Output the lines below exactly, please, from the first line until the line with "95, 98, 99]", counting both.

## START LISTING

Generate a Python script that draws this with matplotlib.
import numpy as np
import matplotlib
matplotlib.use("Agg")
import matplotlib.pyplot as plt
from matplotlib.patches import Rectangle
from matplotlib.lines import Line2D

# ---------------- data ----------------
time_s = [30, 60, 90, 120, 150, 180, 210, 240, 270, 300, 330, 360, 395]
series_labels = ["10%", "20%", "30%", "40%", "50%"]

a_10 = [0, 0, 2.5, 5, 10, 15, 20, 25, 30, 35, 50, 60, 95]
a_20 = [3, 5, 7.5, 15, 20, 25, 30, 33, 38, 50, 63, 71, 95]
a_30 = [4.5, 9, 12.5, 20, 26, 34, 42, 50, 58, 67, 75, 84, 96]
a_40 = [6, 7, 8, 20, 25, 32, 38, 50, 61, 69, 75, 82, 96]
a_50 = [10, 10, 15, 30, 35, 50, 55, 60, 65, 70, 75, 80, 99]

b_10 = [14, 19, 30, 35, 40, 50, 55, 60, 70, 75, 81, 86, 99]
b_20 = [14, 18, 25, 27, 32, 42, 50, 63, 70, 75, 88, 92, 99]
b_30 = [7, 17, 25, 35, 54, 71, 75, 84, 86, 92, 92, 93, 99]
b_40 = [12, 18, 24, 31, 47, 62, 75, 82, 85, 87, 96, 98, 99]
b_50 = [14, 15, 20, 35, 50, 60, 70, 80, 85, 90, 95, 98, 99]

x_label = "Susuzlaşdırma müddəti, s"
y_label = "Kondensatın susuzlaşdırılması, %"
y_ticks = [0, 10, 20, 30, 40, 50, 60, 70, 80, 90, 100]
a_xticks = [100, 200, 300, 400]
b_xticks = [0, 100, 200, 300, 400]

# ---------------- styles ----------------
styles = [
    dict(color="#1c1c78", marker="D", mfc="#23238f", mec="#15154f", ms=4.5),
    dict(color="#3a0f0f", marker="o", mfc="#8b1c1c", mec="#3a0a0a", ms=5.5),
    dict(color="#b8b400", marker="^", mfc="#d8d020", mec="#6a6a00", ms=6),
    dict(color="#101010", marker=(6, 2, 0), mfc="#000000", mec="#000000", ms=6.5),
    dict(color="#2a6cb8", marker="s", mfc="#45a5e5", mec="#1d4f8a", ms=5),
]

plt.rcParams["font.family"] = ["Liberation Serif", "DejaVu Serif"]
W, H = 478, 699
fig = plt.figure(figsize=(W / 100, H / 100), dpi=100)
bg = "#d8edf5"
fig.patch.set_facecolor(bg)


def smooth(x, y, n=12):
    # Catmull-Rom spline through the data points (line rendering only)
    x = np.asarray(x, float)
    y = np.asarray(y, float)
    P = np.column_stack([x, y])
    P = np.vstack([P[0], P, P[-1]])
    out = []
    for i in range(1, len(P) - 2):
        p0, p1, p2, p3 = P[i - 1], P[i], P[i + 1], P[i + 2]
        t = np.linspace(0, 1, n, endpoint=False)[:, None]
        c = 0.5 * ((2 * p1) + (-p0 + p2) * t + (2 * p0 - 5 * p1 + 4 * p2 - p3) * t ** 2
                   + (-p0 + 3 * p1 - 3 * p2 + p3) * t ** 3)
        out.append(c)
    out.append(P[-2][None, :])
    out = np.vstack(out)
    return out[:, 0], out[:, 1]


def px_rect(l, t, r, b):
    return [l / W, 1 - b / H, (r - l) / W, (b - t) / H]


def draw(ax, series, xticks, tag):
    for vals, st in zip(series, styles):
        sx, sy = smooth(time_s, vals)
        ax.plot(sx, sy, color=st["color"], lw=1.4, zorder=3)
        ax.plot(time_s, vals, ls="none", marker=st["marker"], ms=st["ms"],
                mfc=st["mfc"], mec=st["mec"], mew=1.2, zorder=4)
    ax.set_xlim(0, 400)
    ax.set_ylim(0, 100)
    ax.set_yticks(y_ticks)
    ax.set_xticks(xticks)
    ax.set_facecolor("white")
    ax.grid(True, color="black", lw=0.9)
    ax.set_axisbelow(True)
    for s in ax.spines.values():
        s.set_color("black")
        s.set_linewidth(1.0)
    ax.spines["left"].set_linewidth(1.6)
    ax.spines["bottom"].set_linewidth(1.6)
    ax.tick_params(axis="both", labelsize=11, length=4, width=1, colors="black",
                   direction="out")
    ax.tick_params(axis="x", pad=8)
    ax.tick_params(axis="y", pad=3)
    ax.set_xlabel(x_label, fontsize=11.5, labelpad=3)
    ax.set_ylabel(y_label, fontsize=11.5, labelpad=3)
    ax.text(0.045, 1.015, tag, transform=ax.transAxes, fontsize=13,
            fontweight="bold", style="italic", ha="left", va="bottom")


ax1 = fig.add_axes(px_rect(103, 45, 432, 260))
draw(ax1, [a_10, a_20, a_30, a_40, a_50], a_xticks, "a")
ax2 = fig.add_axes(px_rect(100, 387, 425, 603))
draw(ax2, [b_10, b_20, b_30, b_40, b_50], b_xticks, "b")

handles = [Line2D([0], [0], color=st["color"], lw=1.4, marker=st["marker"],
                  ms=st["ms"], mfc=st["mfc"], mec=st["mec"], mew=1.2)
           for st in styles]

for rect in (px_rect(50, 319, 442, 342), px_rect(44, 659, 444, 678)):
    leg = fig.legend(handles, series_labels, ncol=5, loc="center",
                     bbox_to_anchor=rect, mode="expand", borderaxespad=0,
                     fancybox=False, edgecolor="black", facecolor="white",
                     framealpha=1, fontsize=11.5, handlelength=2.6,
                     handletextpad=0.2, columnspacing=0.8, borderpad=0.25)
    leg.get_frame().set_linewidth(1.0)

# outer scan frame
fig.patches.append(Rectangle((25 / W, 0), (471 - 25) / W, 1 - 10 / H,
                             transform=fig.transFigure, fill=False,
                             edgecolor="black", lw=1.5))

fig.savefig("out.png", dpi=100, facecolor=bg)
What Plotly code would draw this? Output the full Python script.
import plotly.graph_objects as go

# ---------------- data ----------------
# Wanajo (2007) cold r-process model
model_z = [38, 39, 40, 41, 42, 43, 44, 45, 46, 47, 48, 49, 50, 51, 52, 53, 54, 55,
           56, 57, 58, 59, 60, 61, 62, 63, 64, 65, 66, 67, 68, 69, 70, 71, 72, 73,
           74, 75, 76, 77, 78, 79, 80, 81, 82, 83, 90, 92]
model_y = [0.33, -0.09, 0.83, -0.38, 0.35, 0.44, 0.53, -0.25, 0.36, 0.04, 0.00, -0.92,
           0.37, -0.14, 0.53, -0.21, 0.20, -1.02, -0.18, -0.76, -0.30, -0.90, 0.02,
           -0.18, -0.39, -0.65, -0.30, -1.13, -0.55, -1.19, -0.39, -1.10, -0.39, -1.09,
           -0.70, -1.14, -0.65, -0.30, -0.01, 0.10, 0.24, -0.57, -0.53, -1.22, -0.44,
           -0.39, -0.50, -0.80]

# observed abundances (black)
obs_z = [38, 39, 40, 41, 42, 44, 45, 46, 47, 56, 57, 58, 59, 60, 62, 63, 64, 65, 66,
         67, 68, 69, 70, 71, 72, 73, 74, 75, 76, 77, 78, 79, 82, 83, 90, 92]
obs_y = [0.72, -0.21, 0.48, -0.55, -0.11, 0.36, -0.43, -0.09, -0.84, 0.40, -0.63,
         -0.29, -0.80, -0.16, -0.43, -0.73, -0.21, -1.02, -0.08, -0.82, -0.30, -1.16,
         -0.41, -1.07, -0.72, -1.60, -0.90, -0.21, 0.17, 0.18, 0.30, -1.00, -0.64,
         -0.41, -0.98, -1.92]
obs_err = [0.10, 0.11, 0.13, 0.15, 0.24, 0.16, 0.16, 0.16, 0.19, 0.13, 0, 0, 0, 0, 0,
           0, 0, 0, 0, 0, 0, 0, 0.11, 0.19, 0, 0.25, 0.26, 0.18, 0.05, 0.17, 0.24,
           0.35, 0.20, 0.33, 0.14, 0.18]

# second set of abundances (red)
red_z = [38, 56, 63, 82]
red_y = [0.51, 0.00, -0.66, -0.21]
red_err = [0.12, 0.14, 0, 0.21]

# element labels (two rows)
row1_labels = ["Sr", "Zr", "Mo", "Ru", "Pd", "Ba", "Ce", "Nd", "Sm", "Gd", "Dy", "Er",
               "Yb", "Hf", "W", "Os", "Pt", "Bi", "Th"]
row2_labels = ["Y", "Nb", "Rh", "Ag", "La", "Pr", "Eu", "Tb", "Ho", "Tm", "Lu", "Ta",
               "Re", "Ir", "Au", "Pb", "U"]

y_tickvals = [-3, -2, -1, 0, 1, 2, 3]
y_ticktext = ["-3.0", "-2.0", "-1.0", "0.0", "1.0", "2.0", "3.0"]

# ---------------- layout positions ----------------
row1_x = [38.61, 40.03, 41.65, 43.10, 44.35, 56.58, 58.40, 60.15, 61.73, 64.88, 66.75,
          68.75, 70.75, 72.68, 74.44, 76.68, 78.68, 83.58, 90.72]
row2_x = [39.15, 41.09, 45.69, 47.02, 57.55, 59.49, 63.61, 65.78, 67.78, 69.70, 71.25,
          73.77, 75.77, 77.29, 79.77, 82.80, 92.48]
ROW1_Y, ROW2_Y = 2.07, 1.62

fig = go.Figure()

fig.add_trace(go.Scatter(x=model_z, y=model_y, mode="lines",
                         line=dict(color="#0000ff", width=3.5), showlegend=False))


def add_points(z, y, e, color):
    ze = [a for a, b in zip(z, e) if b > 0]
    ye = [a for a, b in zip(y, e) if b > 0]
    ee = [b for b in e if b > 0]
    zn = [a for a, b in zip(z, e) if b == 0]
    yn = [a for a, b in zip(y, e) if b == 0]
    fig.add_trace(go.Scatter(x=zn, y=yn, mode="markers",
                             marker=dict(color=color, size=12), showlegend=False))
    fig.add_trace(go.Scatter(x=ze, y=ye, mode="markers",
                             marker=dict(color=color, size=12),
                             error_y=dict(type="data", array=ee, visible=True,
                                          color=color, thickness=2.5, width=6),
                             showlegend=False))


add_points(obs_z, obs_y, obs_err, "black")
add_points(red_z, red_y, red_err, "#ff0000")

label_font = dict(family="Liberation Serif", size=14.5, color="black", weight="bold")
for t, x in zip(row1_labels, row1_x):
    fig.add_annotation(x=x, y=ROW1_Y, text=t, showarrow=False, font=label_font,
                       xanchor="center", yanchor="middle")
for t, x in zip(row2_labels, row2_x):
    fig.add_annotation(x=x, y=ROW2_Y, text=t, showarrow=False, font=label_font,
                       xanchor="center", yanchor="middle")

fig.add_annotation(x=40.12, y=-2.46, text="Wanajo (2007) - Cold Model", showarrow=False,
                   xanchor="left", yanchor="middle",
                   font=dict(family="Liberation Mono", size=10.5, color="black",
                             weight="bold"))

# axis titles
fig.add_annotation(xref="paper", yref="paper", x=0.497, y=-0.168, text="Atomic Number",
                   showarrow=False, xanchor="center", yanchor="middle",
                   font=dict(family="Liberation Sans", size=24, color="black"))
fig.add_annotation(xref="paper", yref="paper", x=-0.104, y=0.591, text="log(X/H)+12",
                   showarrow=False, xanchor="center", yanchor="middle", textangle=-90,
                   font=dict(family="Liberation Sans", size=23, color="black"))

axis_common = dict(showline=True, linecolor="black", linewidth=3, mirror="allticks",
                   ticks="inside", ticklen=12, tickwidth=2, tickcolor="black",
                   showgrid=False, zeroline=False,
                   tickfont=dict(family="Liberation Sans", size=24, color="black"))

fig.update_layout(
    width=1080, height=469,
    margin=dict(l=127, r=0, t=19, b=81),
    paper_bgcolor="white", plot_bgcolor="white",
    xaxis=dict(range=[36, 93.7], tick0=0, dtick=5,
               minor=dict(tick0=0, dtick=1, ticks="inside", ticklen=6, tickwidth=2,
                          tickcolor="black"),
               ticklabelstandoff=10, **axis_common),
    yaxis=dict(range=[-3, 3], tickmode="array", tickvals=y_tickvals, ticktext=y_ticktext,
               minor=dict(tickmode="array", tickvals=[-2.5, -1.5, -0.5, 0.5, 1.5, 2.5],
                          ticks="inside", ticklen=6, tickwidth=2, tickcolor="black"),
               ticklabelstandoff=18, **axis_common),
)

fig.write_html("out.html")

## END LISTING

> **ANSWER TO THIS PROBLEM**
Generate a Python script that draws this with matplotlib.
import numpy as np
import matplotlib
matplotlib.use("Agg")
import matplotlib.pyplot as plt
from matplotlib.patches import Rectangle
from matplotlib.lines import Line2D

# ---------------- data ----------------
time_s = [30, 60, 90, 120, 150, 180, 210, 240, 270, 300, 330, 360, 395]
series_labels = ["10%", "20%", "30%", "40%", "50%"]

a_10 = [0, 0, 2.5, 5, 10, 15, 20, 25, 30, 35, 50, 60, 95]
a_20 = [3, 5, 7.5, 15, 20, 25, 30, 33, 38, 50, 63, 71, 95]
a_30 = [4.5, 9, 12.5, 20, 26, 34, 42, 50, 58, 67, 75, 84, 96]
a_40 = [6, 7, 8, 20, 25, 32, 38, 50, 61, 69, 75, 82, 96]
a_50 = [10, 10, 15, 30, 35, 50, 55, 60, 65, 70, 75, 80, 99]

b_10 = [14, 19, 30, 35, 40, 50, 55, 60, 70, 75, 81, 86, 99]
b_20 = [14, 18, 25, 27, 32, 42, 50, 63, 70, 75, 88, 92, 99]
b_30 = [7, 17, 25, 35, 54, 71, 75, 84, 86, 92, 92, 93, 99]
b_40 = [12, 18, 24, 31, 47, 62, 75, 82, 85, 87, 96, 98, 99]
b_50 = [14, 15, 20, 35, 50, 60, 70, 80, 85, 90, 95, 98, 99]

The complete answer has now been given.